(Source code of charts)
■ ■ ■ ■ ■

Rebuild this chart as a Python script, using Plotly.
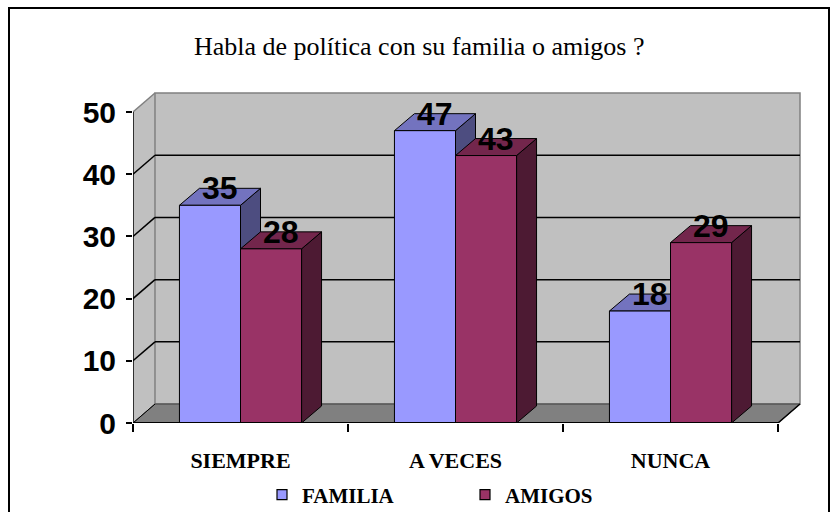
import plotly.graph_objects as go

# ---- data ----
categorias = ["SIEMPRE", "A VECES", "NUNCA"]
familia = [35, 47, 18]
amigos = [28, 43, 29]
series_names = ["FAMILIA", "AMIGOS"]
y_ticks = [0, 10, 20, 30, 40, 50]
titulo = "Habla de política con su familia o amigos ?"

# ---- geometry (axis units) ----
BW = 0.284          # bar width
BDX, BDY = 0.093, 2.73   # bar depth offset
WDX, WDY = 0.1023, 3.05  # wall depth offset
YMAX = 50
XR = [-0.5, 2.6209]
YR = [0, 53.376]

fam_cols = dict(front="#9999FF", top="#7373BF", side="#4D4D80")
ami_cols = dict(front="#993366", top="#73264C", side="#4D1A33")

SERIF = "Liberation Serif, Times New Roman, serif"
SANS = "Liberation Sans, Arial, sans-serif"


def faces(values, left_offset):
    fx, fy, tx, ty, sx, sy = [], [], [], [], [], []
    for i, v in enumerate(values):
        x0 = i + left_offset
        x1 = x0 + BW
        fx += [x0, x1, x1, x0, x0, None]
        fy += [0, 0, v, v, 0, None]
        tx += [x0, x1, x1 + BDX, x0 + BDX, x0, None]
        ty += [v, v, v + BDY, v + BDY, v, None]
        sx += [x1, x1 + BDX, x1 + BDX, x1, x1, None]
        sy += [0, BDY, v + BDY, v, 0, None]
    return (fx, fy), (tx, ty), (sx, sy)


fig = go.Figure()

for vals, off, cols in [(familia, -BW, fam_cols), (amigos, 0.0, ami_cols)]:
    front, top, side = faces(vals, off)
    for (xs, ys), key in [(side, "side"), (top, "top"), (front, "front")]:
        fig.add_trace(go.Scatter(
            x=xs, y=ys, mode="lines", fill="toself", fillcolor=cols[key],
            line=dict(color="black", width=1), showlegend=False, hoverinfo="skip"))

# legend entries
for name, cols in zip(series_names, [fam_cols, ami_cols]):
    fig.add_trace(go.Scatter(
        x=[None], y=[None], mode="markers", name=name,
        marker=dict(symbol="square", size=10, color=cols["front"],
                    line=dict(color="black", width=1.2))))

shapes = []
shapes.append(dict(type="path", xref="x", yref="y", layer="below",
                   path=f"M {XR[0]},0 L {XR[0]+WDX},{WDY} L {XR[0]+WDX},{YMAX+WDY} L {XR[0]},{YMAX} Z",
                   fillcolor="#C0C0C0", line=dict(width=0)))
shapes.append(dict(type="rect", xref="x", yref="y", layer="below",
                   x0=XR[0] + WDX, x1=2.5 + WDX, y0=WDY, y1=YMAX + WDY,
                   fillcolor="#C0C0C0", line=dict(color="#808080", width=1.5)))
for v in y_ticks[1:-1]:
    shapes.append(dict(type="line", xref="x", yref="y", layer="below",
                       x0=XR[0] + WDX, x1=2.5 + WDX, y0=v + WDY, y1=v + WDY,
                       line=dict(color="black", width=1.5)))
    shapes.append(dict(type="line", xref="x", yref="y", layer="below",
                       x0=XR[0], x1=XR[0] + WDX, y0=v, y1=v + WDY,
                       line=dict(color="black", width=1.5)))
shapes.append(dict(type="line", xref="x", yref="y", layer="below",
                   x0=XR[0], x1=XR[0] + WDX, y0=YMAX, y1=YMAX + WDY,
                   line=dict(color="#808080", width=1.5)))
shapes.append(dict(type="path", xref="x", yref="y", layer="below",
                   path=f"M {XR[0]},0 L 2.5,0 L {2.5+WDX},{WDY} L {XR[0]+WDX},{WDY} Z",
                   fillcolor="#808080", line=dict(color="#404040", width=1)))
shapes.append(dict(type="line", xref="x", yref="y", layer="below",
                   x0=2.5, x1=2.5 + WDX, y0=0, y1=WDY,
                   line=dict(color="black", width=1.5)))
shapes.append(dict(type="line", xref="x", yref="y", layer="below",
                   x0=XR[0], x1=XR[0] + WDX, y0=0, y1=WDY,
                   line=dict(color="black", width=1)))
shapes.append(dict(type="line", xref="x", yref="y", layer="above",
                   x0=XR[0], x1=XR[0], y0=0, y1=YMAX,
                   line=dict(color="black", width=1.5)))
shapes.append(dict(type="line", xref="x", yref="y", layer="above",
                   x0=XR[0], x1=2.5, y0=0, y1=0,
                   line=dict(color="black", width=2)))

L, T, PW, PH = 133, 91, 671, 332
B = T + PH
def px(p): return (p - L) / PW
def py(p): return (B - p) / PH
shapes.append(dict(type="rect", xref="paper", yref="paper",
                   x0=px(9), x1=px(829), y0=py(530), y1=py(8),
                   line=dict(color="black", width=2), fillcolor="rgba(0,0,0,0)"))

annotations = []
annotations.append(dict(text=titulo, xref="paper", yref="paper", x=px(419), y=py(46),
                        showarrow=False, xanchor="center", yanchor="middle",
                        font=dict(family=SERIF, size=26, color="black")))
for vals, off in [(familia, -BW), (amigos, 0.0)]:
    for i, v in enumerate(vals):
        annotations.append(dict(text=str(v), x=i + off + BW / 2 + BDX / 2, y=v + BDY,
                                xref="x", yref="y", showarrow=False,
                                xanchor="center", yanchor="middle",
                                font=dict(family=SANS, size=32, color="black",
                                          weight="bold")))

fig.update_layout(
    width=840, height=512,
    margin=dict(l=L, r=840 - L - PW, t=T, b=512 - B, autoexpand=False),
    paper_bgcolor="white", plot_bgcolor="white",
    shapes=shapes, annotations=annotations,
    showlegend=True,
    legend=dict(orientation="h", x=px(262), y=py(495), xanchor="left", yanchor="middle",
                font=dict(family=SERIF, size=21, color="black", weight="bold"),
                entrywidth=158, bgcolor="rgba(0,0,0,0)", itemwidth=30),
    xaxis=dict(range=XR, showgrid=False, zeroline=False, showline=False,
               tickmode="array", tickvals=list(range(len(categorias))),
               ticktext=categorias,
               ticks="", ticklabelstandoff=22,
               tickfont=dict(family=SERIF, size=22, color="black", weight="bold"),
               minor=dict(tickmode="array", tickvals=[-0.5, 0.5, 1.5, 2.5], ticks="outside",
                          ticklen=8, tickwidth=1.5, tickcolor="black", showgrid=False),
               fixedrange=True),
    yaxis=dict(range=YR, showgrid=False, zeroline=False, showline=False,
               tickmode="array", tickvals=y_ticks, ticks="outside", ticklen=6,
               tickwidth=1.5, tickcolor="black", ticklabelstandoff=4,
               tickfont=dict(family=SANS, size=30, color="black", weight="bold"),
               fixedrange=True),
)

fig.write_html("out.html", config={"displayModeBar": False},
               post_script="document.body.style.margin='0px';")
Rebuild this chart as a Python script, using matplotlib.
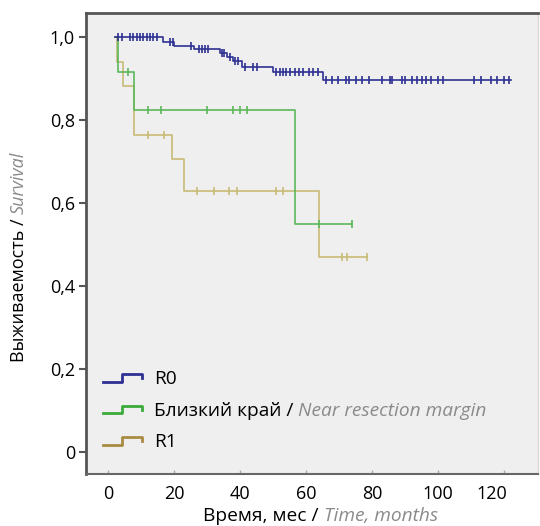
import numpy as np
import matplotlib
matplotlib.use("Agg")
import matplotlib.pyplot as plt
import matplotlib.transforms as mtransforms
from matplotlib.lines import Line2D
from matplotlib.text import Annotation
from matplotlib.legend_handler import HandlerBase

plt.rcParams["font.family"] = ["Open Sans", "DejaVu Sans"]

# Kaplan-Meier step data (time in months, survival fraction)
r0_times = [2, 16.5, 20, 26, 34, 36, 38, 40.5, 50, 65]
r0_surv = [1.0, 0.988, 0.978, 0.971, 0.962, 0.953, 0.943, 0.927, 0.916, 0.897]
r0_end = 122
r0_cens = [3, 4.3, 6.7, 7.6, 8.8, 9.7, 10.6, 11.8, 12.7, 13.6, 14.8, 18.8, 19.7,
           25, 27.5, 28.5, 29.5, 30.4, 34.5, 35.2, 37, 38.5, 39.4, 41.5, 44, 45,
           51, 52, 53, 54, 55, 56.5, 58, 59, 61, 62, 63.6, 66, 68, 69.7, 72, 73,
           75, 77, 79, 83, 85.5, 86, 89, 90, 92, 93.5, 95, 96.5, 98, 100, 101.5,
           111, 113, 116, 118, 120, 121.5]

near_times = [2, 3, 8, 56.5]
near_surv = [1.0, 0.917, 0.825, 0.55]
near_end = 74
near_cens = [6, 12, 16, 30, 38, 40, 42, 64, 74]

r1_times = [2, 2.8, 4.5, 8, 19.5, 23, 64]
r1_surv = [1.0, 0.941, 0.882, 0.765, 0.706, 0.63, 0.47]
r1_end = 78.5
r1_cens = [12, 17, 27, 32, 36.5, 39, 51, 53, 71, 72.5, 78.5]

labels = ["R0", "Близкий край / ", "R1"]
line_colors = ["#2e3192", "#5cb85c", "#c8bb78"]
legend_colors = ["#2e3192", "#3aaa3a", "#a88c42"]

x_ticks = [0, 20, 40, 60, 80, 100, 120]
y_ticks = [0, 0.2, 0.4, 0.6, 0.8, 1.0]
y_ticklabels = ["0", "0,2", "0,4", "0,6", "0,8", "1,0"]

FS_TICK = 13
FS_TEXT = 13.8
FS_YLAB = 13
GREY = "#8a8a8a"

fig = plt.figure(figsize=(5.4, 5.26), dpi=100)
ax = fig.add_axes([86 / 540, 1 - 474 / 526, 452 / 540, 461 / 526])
ax.set_facecolor("#efefef")


def step_value(times, surv, t):
    idx = np.searchsorted(times, t, side="right") - 1
    return np.asarray(surv)[idx]


curves = [
    (r0_times, r0_surv, r0_end, r0_cens),
    (near_times, near_surv, near_end, near_cens),
    (r1_times, r1_surv, r1_end, r1_cens),
]

for (times, surv, end, cens), col, z in zip(curves, line_colors, [4, 3, 2]):
    xs = list(times) + [end]
    ys = list(surv) + [surv[-1]]
    ax.step(xs, ys, where="post", color=col, lw=1.2, zorder=z)
    ax.plot(cens, step_value(times, surv, cens), ls="none", marker="|",
            ms=6, mew=1.2, color=col, zorder=z)


class StepHandler(HandlerBase):
    def __init__(self, color):
        super().__init__()
        self.color = color

    def create_artists(self, legend, orig_handle, xdescent, ydescent,
                       width, height, fontsize, trans):
        lo = height * 0.2
        hi = height * 0.75
        xs = [0, width * 0.5, width * 0.5, width, width]
        ys = [lo, lo, hi, hi, lo + (hi - lo) * 0.45]
        ln = Line2D(xs, ys, color=self.color, lw=2.0, transform=trans)
        return [ln]


proxies = [Line2D([], [], color=c) for c in legend_colors]
leg = ax.legend(proxies, labels, loc="lower left",
                bbox_to_anchor=(0.0, 0.012), frameon=False, fontsize=FS_TEXT,
                handlelength=2.0, handletextpad=0.65, labelspacing=0.7,
                handler_map={p: StepHandler(c) for p, c in zip(proxies, legend_colors)})
ax.annotate("Near resection margin", xy=(1, 0), xycoords=leg.get_texts()[1],
            ha="left", va="bottom", fontsize=FS_TEXT, style="italic",
            color=GREY, zorder=6)

ax.set_xlim(-6.7, 130.3)
ax.set_ylim(-0.053, 1.058)
ax.set_xticks(x_ticks)
ax.set_yticks(y_ticks)
ax.set_yticklabels(y_ticklabels)
ax.tick_params(axis="y", direction="out", length=5, width=1.5, color="#555555",
               labelsize=FS_TICK, pad=3)
ax.tick_params(axis="x", direction="in", length=3, width=1, color="#aaaaaa",
               labelsize=FS_TICK, pad=8)

# the last time label sits a little left of its tick
last = ax.get_xticklabels()[-1]
last.set_transform(last.get_transform() +
                   mtransforms.ScaledTranslation(-12 / 100, 0, fig.dpi_scale_trans))

for side in ["left", "top"]:
    ax.spines[side].set_color("#555555")
    ax.spines[side].set_linewidth(2.0)
ax.spines["bottom"].set_color("#666666")
ax.spines["bottom"].set_linewidth(1.5)
ax.spines["right"].set_color("#d8d8d8")
ax.spines["right"].set_linewidth(1.0)

# axis titles: Russian part in black, English part in grey italic
xl = fig.text(203 / 540, 1 - 525 / 526, "Время, мес / ", fontsize=FS_TEXT,
              ha="left", va="bottom", zorder=1)
fig.add_artist(Annotation(
    "Time, months", xy=(1, 0), xycoords=xl, ha="left", va="bottom",
    fontsize=FS_TEXT, style="italic", color=GREY, zorder=2))

yl = fig.text(10 / 540, 1 - 362 / 526, "Выживаемость / ", fontsize=FS_YLAB,
              rotation=90, ha="left", va="bottom", zorder=1)
fig.add_artist(Annotation(
    "Survival", xy=(1, 1), xycoords=yl, ha="right", va="bottom",
    rotation=90, fontsize=FS_YLAB, style="italic", color=GREY, zorder=2))

fig.savefig("out.png", dpi=100, facecolor="white")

■ ■ ■ ■ ■

Exercise: Pull out every line in the data above that has the word "Rebuild".

Solution:
Rebuild this chart as a Python script, using Plotly.
Rebuild this chart as a Python script, using matplotlib.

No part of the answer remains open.